There’s a lot of work that needs to get done, and you start out with nothing but your measly work station. Your task is to be a builder, which entails crafting items out of all sorts of raw resources. Everything falls to you to craft your own tools and get your new career up and running.

You’ll be spending plenty of time at your worktable and assembly station building all sorts of inventions to cash in for commissions you can sign up for. For the most part, the daily grind usually entails waking up in the morning and collecting materials to use to create tools or other items you can sell.

Progression is fairly simple, with you taking up simple tasks for money and using it to expand your house and land or construct new buildings, such as coops and stables. You’ll wake up every morning and have a whole day to get things done. You’re limited to a certain amount of stamina, which drains whenever you use tools, foraging materials, or partaking in other activities.
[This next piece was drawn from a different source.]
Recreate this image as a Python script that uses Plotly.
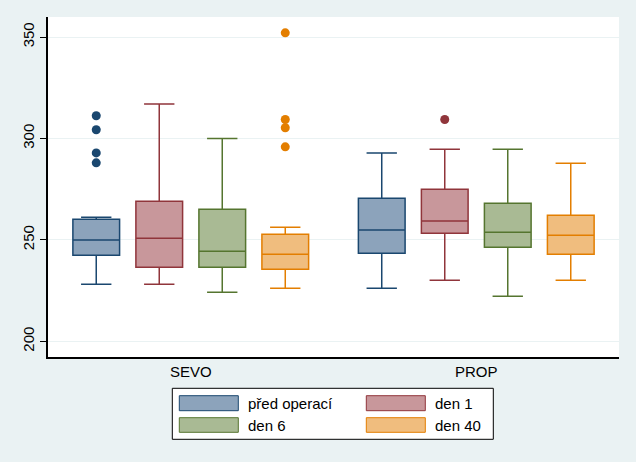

Unlike some games, however, My Time at Portia doesn’t wind up heading into the same pitfall of repeating the same monotonous task for some quick coin. Although you’re labeled as a builder, there are plenty of other ways you can earn a living.
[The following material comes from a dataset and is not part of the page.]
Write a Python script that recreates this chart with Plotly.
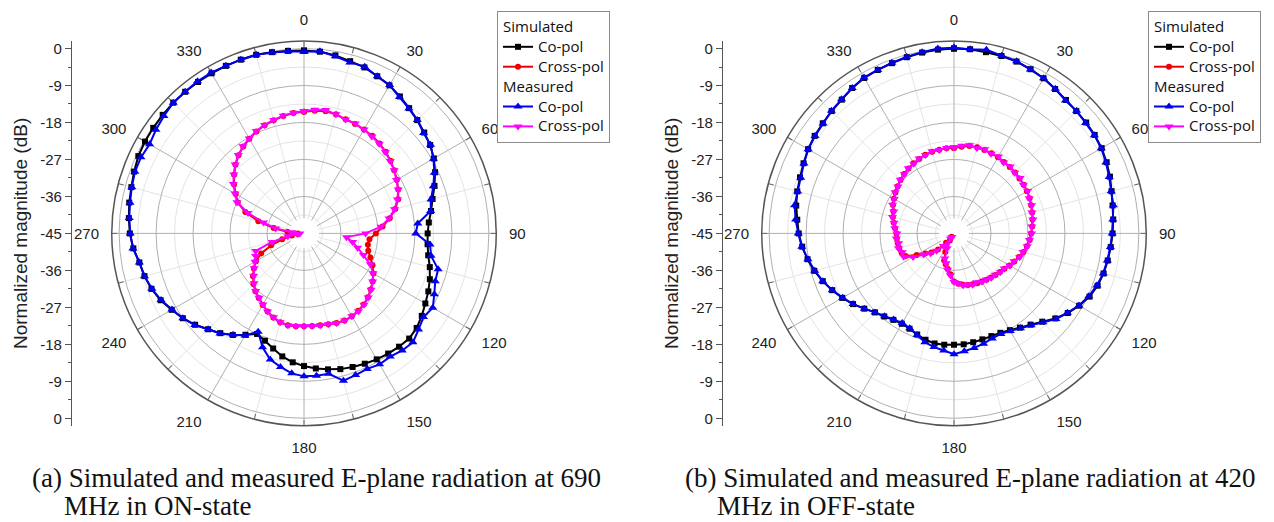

While you can take commissions from the Commerce Guild in town, you can also grow plants, tend to livestock, mine, and even fish. My Time at Portia offers a large map set in a post-apocalyptic setting, complete with ruins and other secret caverns you can raid for rare materials. There are also enemies you can fight and loot for materials, although combat is fairly straightforward and simplistic at best.

My Time at Portia

The game piles on plenty of work to keep you busy, and you’ll be constantly shuffling between duties to get your jobs done. Just when you think you’ve finally cleared your schedule, you’ll probably get some mail adding another chore to your ever-expanding to-do list the next day.

The real fun for me came from with mining, as it’s where you can find items called data discs that you can turn in for blueprints to craft more building tools. You can also salvage treasure, which can range from furniture you can place around your home to parts for crafting.

While you’re always swamped with tasks, your journal makes it easy to keep track of what needs to be done, items to create, and materials you need to find. All the information is stored right within the menus, so you’ll spend more time finishing tasks instead of forgetting them.

As you continue to work, you will level up and earn points you can use to increase certain attributes on your skill chart. These perks can range from more stamina and attack power to more relationship points when giving gifts or talking to townsfolk. You can prioritize which perks you want first and come back to the others later.

Despite the countless tasks stacked on my plate, I never felt any real pressure. My Time at Portia finds a way to respect your time and lets you live your life at your own pace. Sure, some commissions have a certain time limit, but you’ll always have more than enough time to get things done.

However small the task I was handling, it always felt like I was achieving something. What started out with me chopping trees and breaking boulders eventually led to my first furnace. A bit further on, I’d managed to build stations that could create new materials I needed, giving me more time to pursue another task.

Not soon after, I was already looking into building my first coop to house chickens. Everything that I’d been doing so far led to my personal growth, thanks to my own efforts. My Time at Portia never pushes anything on you but, rather, presents options you choose to build your own life.

My Time at Portia

There are plenty of things you can accomplish, even by focusing on each task one at a time. Focusing on one commission will eventually lead to bigger, better jobs that not only pay more cash, but open up new islands or other useful features, such as fast traveling.

During moments when you aren’t working, you can mingle with the townsfolk in Portia. The game’s whimsical art style and soundtrack complement the many different personalities you’ll meet in the town. Portia is brimming with life, and you’ll always see people running around, attending to their daily schedules.

There are over a handful of different townspeople you can befriend by talking to them and giving them gifts. Heck, you can even punch them in the face in some bizarre sparring mini-game. They’ll also provide you with work occasionally, which is a great way to get on their good side. Attending the seasonal festivals and other celebrations are also fun ways to mix up your busy schedule, giving you a few days of play and time to socialize with others.

When you’re ready, you can even take your relationship with a special someone to the next level in My Time at Portia. There are some townspeople that you can woo, which can eventually lead to marriage. The work doesn’t stop once you’ve tied the knot, but there are some nifty perks you get depending on who you wed.

My Time at Portia isn’t too technically demanding, and I had no trouble running it at high graphics with a mid-range laptop. Moreover, there weren’t any game-breaking issues or annoying control schemes during my playthrough, but there were moments when some of the sound effects and voice acting feel like it cuts off.

You can choose to play with your keyboard and mouse, but you can also hook up a controller. My Time at Portia actually has a dedicated control scheme for the DualShock 4. That said, both options work fine, and the control scheme basically boils down to your personal preference.

My Time at Portia cultivates hard work and pays it off with a sense of progression and achievement. When you aren’t searching for materials or crafting a new gadget, you’re off cavorting at festivals or bonding with the friendly townsfolk. There’s always something waiting for you at Portia, and it pulls you back in every time.